Сие успокоило нас несколько и принудило спокойно дожидаться конца сего крайне нескладного и противного для слуха пения. После сего увидели мы, что делано было приуготовление к некакой процессии или ходу. Несколько человек, вышедши из своих лавок, построились с благоговением рядом пред помянутым шкафом. Мы с любопытством смотрели, что будет, и увидели потом старшего раввина, подошедшего с почтением к шкапу, отдернувшего занавеску и с превеликим благоговением вынимающего оттуда свитки Священного писания, написанные на пергаменте и обернутые в дорогие штофы{90}. Он возлагал оные на головы подходящих к нему помянутых людей и принимающих оные с великим почтением. Потом, в предшествии его самого, понесли они их один за другим процессиею вокруг всех лавок и взнесли потом на помянутый амбон. Тут приготовлен уж был некоторый род низенького столика, покрытого драгоценною материею.
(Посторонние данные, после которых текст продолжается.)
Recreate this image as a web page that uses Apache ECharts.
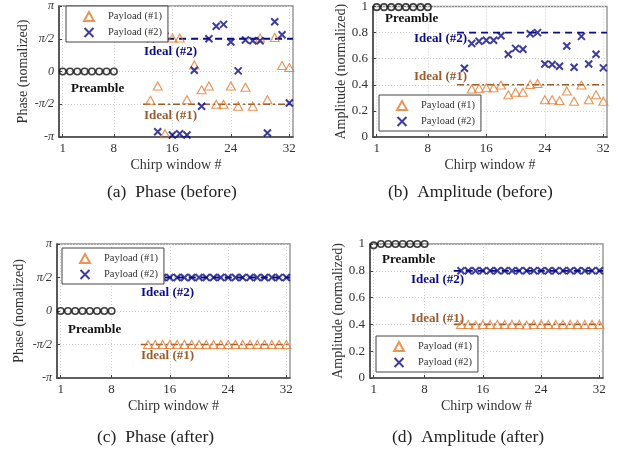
<!DOCTYPE html>
<html><head><meta charset="utf-8">
<script src="https://cdn.jsdelivr.net/npm/echarts@6/dist/echarts.min.js"></script>
<style>html,body{margin:0;padding:0;background:#fff}#c{width:628px;height:455px}</style>
</head><body><div id="c"></div>
<script>
// ---------- data ----------
const xTicks = [1, 8, 16, 24, 32];
const preambleX = [1, 2, 3, 4, 5, 6, 7, 8];
const payloadX = [13, 14, 15, 16, 17, 18, 19, 20, 21, 22, 23, 24, 25, 26, 27, 28, 29, 30, 31, 32];
const idealX = [12, 32.5];

// phase in units of pi
const phaseTicks = [-1, -0.5, 0, 0.5, 1];
const phaseTickLabels = ['-π', '-π/2', '0', 'π/2', 'π'];
const ampTicks = [0, 0.2, 0.4, 0.6, 0.8, 1];

const phasePreamble = [0, 0, 0, 0, 0, 0, 0, 0];
const ampPreambleBefore = [0.995, 0.995, 0.995, 0.995, 0.995, 0.995, 0.995, 0.995];
const ampPreambleAfter = [0.99, 1, 1, 1, 1, 1, 1, 1];

const phaseBefore1 = [-0.44, -0.22, -0.95, 0.51, 0.51, -0.43, 0.10, -0.28, -0.22, -0.50, -0.50, -0.22, -0.53, -0.24, -0.53, 0.51, -0.43, 0.52, 0.09, 0.06];
const phaseBefore2 = [0.50, -0.92, 0.54, -0.97, -0.95, -0.97, 0.02, -0.53, 0.50, 0.69, 0.72, 0.45, 0.01, 0.48, 0.47, 0.47, -0.94, 0.76, 0.56, -0.48];
const ampBefore1 = [null, 0.368, 0.373, 0.378, 0.378, 0.398, 0.323, 0.343, 0.343, 0.403, 0.41, 0.286, 0.286, 0.279, 0.353, 0.274, 0.398, 0.286, 0.323, 0.274];
const ampBefore2 = [0.527, 0.716, 0.734, 0.741, 0.741, 0.776, 0.634, 0.679, 0.672, 0.791, 0.80, 0.56, 0.555, 0.542, 0.697, 0.535, 0.771, 0.56, 0.634, 0.53];

const phaseAfter1 = [-0.5, -0.5, -0.5, -0.5, -0.5, -0.5, -0.5, -0.5, -0.5, -0.5, -0.5, -0.5, -0.5, -0.5, -0.5, -0.5, -0.5, -0.5, -0.5, -0.5];
const phaseAfter2 = [0.5, 0.5, 0.5, 0.5, 0.5, 0.5, 0.5, 0.5, 0.5, 0.5, 0.5, 0.5, 0.5, 0.5, 0.5, 0.5, 0.5, 0.5, 0.5, 0.5];
const ampAfter1 = [0.40, 0.40, 0.395, 0.40, 0.40, 0.40, 0.40, 0.40, 0.40, 0.395, 0.40, 0.40, 0.40, 0.40, 0.40, 0.40, 0.40, 0.40, 0.40, 0.40];
const ampAfter2 = [0.80, 0.80, 0.80, 0.80, 0.80, 0.80, 0.80, 0.80, 0.80, 0.80, 0.80, 0.80, 0.80, 0.80, 0.80, 0.80, 0.80, 0.80, 0.80, 0.80];

const idealPhase1 = -0.5, idealPhase2 = 0.5;
const idealAmp1 = 0.4, idealAmp2 = 0.8;

// ---------- style ----------
const FONT = 'Liberation Serif';
const ORANGE = '#e8782c';
const NAVY = '#0c0c86';
const BROWN = '#9c5b2b';
const CROSS = 'path://M0,0L10,10M10,0L0,10';

const panels = [
  {grid: {left: 59, top: 3, width: 234, height: 134}, phase: true, pre: phasePreamble, p1: phaseBefore1, p2: phaseBefore2, i1: idealPhase1, i2: idealPhase2, yName: 'Phase (nomalized)', yGap: 29,
   legend: {left: 66, top: 6}},
  {grid: {left: 373, top: 3, width: 234, height: 134}, phase: false, pre: ampPreambleBefore, p1: ampBefore1, p2: ampBefore2, i1: idealAmp1, i2: idealAmp2, yName: 'Amplitude (normalized)', yGap: 22,
   legend: {left: 379, top: 95}},
  {grid: {left: 57, top: 244, width: 233, height: 134}, phase: true, pre: phasePreamble, p1: phaseAfter1, p2: phaseAfter2, i1: idealPhase1, i2: idealPhase2, yName: 'Phase (nomalized)', yGap: 31,
   legend: {left: 62, top: 248}},
  {grid: {left: 370, top: 244, width: 233, height: 134}, phase: false, pre: ampPreambleAfter, p1: ampAfter1, p2: ampAfter2, i1: idealAmp1, i2: idealAmp2, yName: 'Amplitude (normalized)', yGap: 22,
   legend: {left: 376, top: 336}}
];

const grids = [], xAxes = [], yAxes = [], series = [], legends = [];
panels.forEach((p, k) => {
  grids.push(Object.assign({show: true, borderColor: '#8c8c8c', borderWidth: 1.3, backgroundColor: '#fff'}, p.grid));
  xAxes.push({
    gridIndex: k, type: 'value', min: 0.5, max: 32.5,
    name: 'Chirp window #', nameLocation: 'middle', nameGap: 21,
    nameTextStyle: {fontFamily: FONT, fontSize: 14, color: '#333'},
    axisLine: {show: true, onZero: false, lineStyle: {color: '#444', width: 1.6}},
    axisTick: {show: true, inside: true, length: 3, customValues: xTicks, lineStyle: {color: '#444'}},
    axisLabel: {customValues: xTicks, fontFamily: FONT, fontSize: 13, color: '#333', margin: 5},
    splitLine: {show: true, lineStyle: {color: '#d0d0d0', type: [1, 2], width: 1}}
  });
  yAxes.push({
    gridIndex: k, type: 'value', min: p.phase ? -1 : 0, max: 1, interval: p.phase ? 0.5 : 0.2,
    name: p.yName, nameLocation: 'middle', nameGap: p.yGap,
    nameTextStyle: {fontFamily: FONT, fontSize: 14, color: '#333'},
    axisLine: {show: true, onZero: false, lineStyle: {color: '#444', width: 1.6}},
    axisTick: {show: true, inside: true, length: 3, lineStyle: {color: '#444'}},
    axisLabel: {fontFamily: FONT, fontSize: p.phase ? 12 : 13, color: '#333', margin: 5,
      fontStyle: p.phase ? 'italic' : 'normal',
      formatter: v => p.phase ? phaseTickLabels[phaseTicks.indexOf(Math.round(v * 2) / 2)] : (v === 0 || v === 1 ? String(v) : v.toFixed(1))},
    splitLine: {show: true, lineStyle: {color: '#d0d0d0', type: [1, 2], width: 1}}
  });
  series.push({
    name: 'Preamble', type: 'scatter', xAxisIndex: k, yAxisIndex: k,
    symbol: 'circle', symbolSize: 6.5,
    itemStyle: {color: 'transparent', borderColor: '#111', borderWidth: 1.6},
    data: preambleX.map((x, i) => [x, p.pre[i]]), z: 3
  });
  series.push({
    name: 'Ideal1', type: 'line', xAxisIndex: k, yAxisIndex: k, symbol: 'none',
    lineStyle: {color: BROWN, width: 1.6, type: [7, 3, 2, 3]},
    data: idealX.map(x => [x, p.i1]), z: 2
  });
  series.push({
    name: 'Ideal2', type: 'line', xAxisIndex: k, yAxisIndex: k, symbol: 'none',
    lineStyle: {color: NAVY, width: 1.8, type: [7, 5]},
    data: idealX.map(x => [x, p.i2]), z: 2
  });
  series.push({
    name: 'Payload (#1)', type: 'scatter', xAxisIndex: k, yAxisIndex: k,
    symbol: 'triangle', symbolSize: [9, 8],
    itemStyle: {color: 'transparent', borderColor: ORANGE, borderWidth: 1.1},
    data: payloadX.map((x, i) => [x, p.p1[i]]).filter(d => d[1] !== null), z: 3
  });
  series.push({
    name: 'Payload (#2)', type: 'scatter', xAxisIndex: k, yAxisIndex: k,
    symbol: CROSS, symbolSize: 7,
    itemStyle: {color: 'transparent', borderColor: NAVY, borderWidth: 2},
    data: payloadX.map((x, i) => [x, p.p2[i]]), z: 4
  });
  legends.push({
    orient: 'vertical', left: p.legend.left, top: p.legend.top,
    data: ['Payload (#1)', 'Payload (#2)'],
    itemWidth: 10, itemHeight: 9, itemGap: 5,
    padding: [5, 6, 4, 17],
    borderColor: '#444', borderWidth: 1, backgroundColor: '#fff',
    textStyle: {fontFamily: FONT, fontSize: 10.5, color: '#333', lineHeight: 11, padding: [0, 0, 0, 9]},
    selectedMode: false, z: 10
  });
});

function txt(x, y, s, color, size, bold) {
  return {type: 'text', x: x, y: y, z: 20,
    style: {text: s, fill: color, font: (bold ? 'bold ' : '') + size + 'px "' + FONT + '"', textAlign: 'left', textVerticalAlign: 'middle'}};
}

const graphics = [
  txt(71, 89, 'Preamble', '#111', 13, true),
  txt(144, 52, 'Ideal (#2)', NAVY, 13, true),
  txt(144, 116, 'Ideal (#1)', BROWN, 13, true),
  txt(385, 19, 'Preamble', '#111', 13, true),
  txt(414, 39, 'Ideal (#2)', NAVY, 13, true),
  txt(414, 77, 'Ideal (#1)', BROWN, 13, true),
  txt(68, 330, 'Preamble', '#111', 13, true),
  txt(141, 293, 'Ideal (#2)', NAVY, 13, true),
  txt(141, 356, 'Ideal (#1)', BROWN, 13, true),
  txt(382, 260, 'Preamble', '#111', 13, true),
  txt(411, 280, 'Ideal (#2)', NAVY, 13, true),
  txt(411, 319, 'Ideal (#1)', BROWN, 13, true),
  txt(107, 192, '(a)  Phase (before)', '#222', 17.5, false),
  txt(388, 192, '(b)  Amplitude (before)', '#222', 17.5, false),
  txt(97, 437, '(c)  Phase (after)', '#222', 17.5, false),
  txt(392, 437, '(d)  Amplitude (after)', '#222', 17.5, false)
];

const chart = echarts.init(document.getElementById('c'), null, {renderer: 'canvas'});
chart.setOption({
  animation: false,
  backgroundColor: '#fff',
  grid: grids, xAxis: xAxes, yAxis: yAxes, series: series, legend: legends,
  graphic: graphics
});
</script></body></html>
На сем развертывали они один свиток за другим и по несколько времени читали в каждом из них писание во все горло и торкая{91} пергамент странным образом превеликими раззолоченными указками, точно такими, какие употребляются в наших простых школах учащимися грамоте ребятишками, но только несравненно величайшими. Сие зрелище было для нас также забавно и увеселяло нас даже до смеха. Но каково ни трудно было нам воздерживаться от смеха, а особливо видя их смешное указывание, однако мы имели столько духа, чтоб дождаться конца сего странного и с превеликим кривляньем, коверканьем, взыванием и вопияньем соединенного чтения. По окончании оного отнесены были сии свитки с такою же церемониею и при всеобщем пении опять назад и положены по-прежнему в шкаф и задернуты занавескою, а тем и кончилось все богомолье, и все стали расходиться по домам, что увидя, вышли и мы из сего жидовского сонмища, поблагодарив наперед старейших за доставленное нам удовольствие.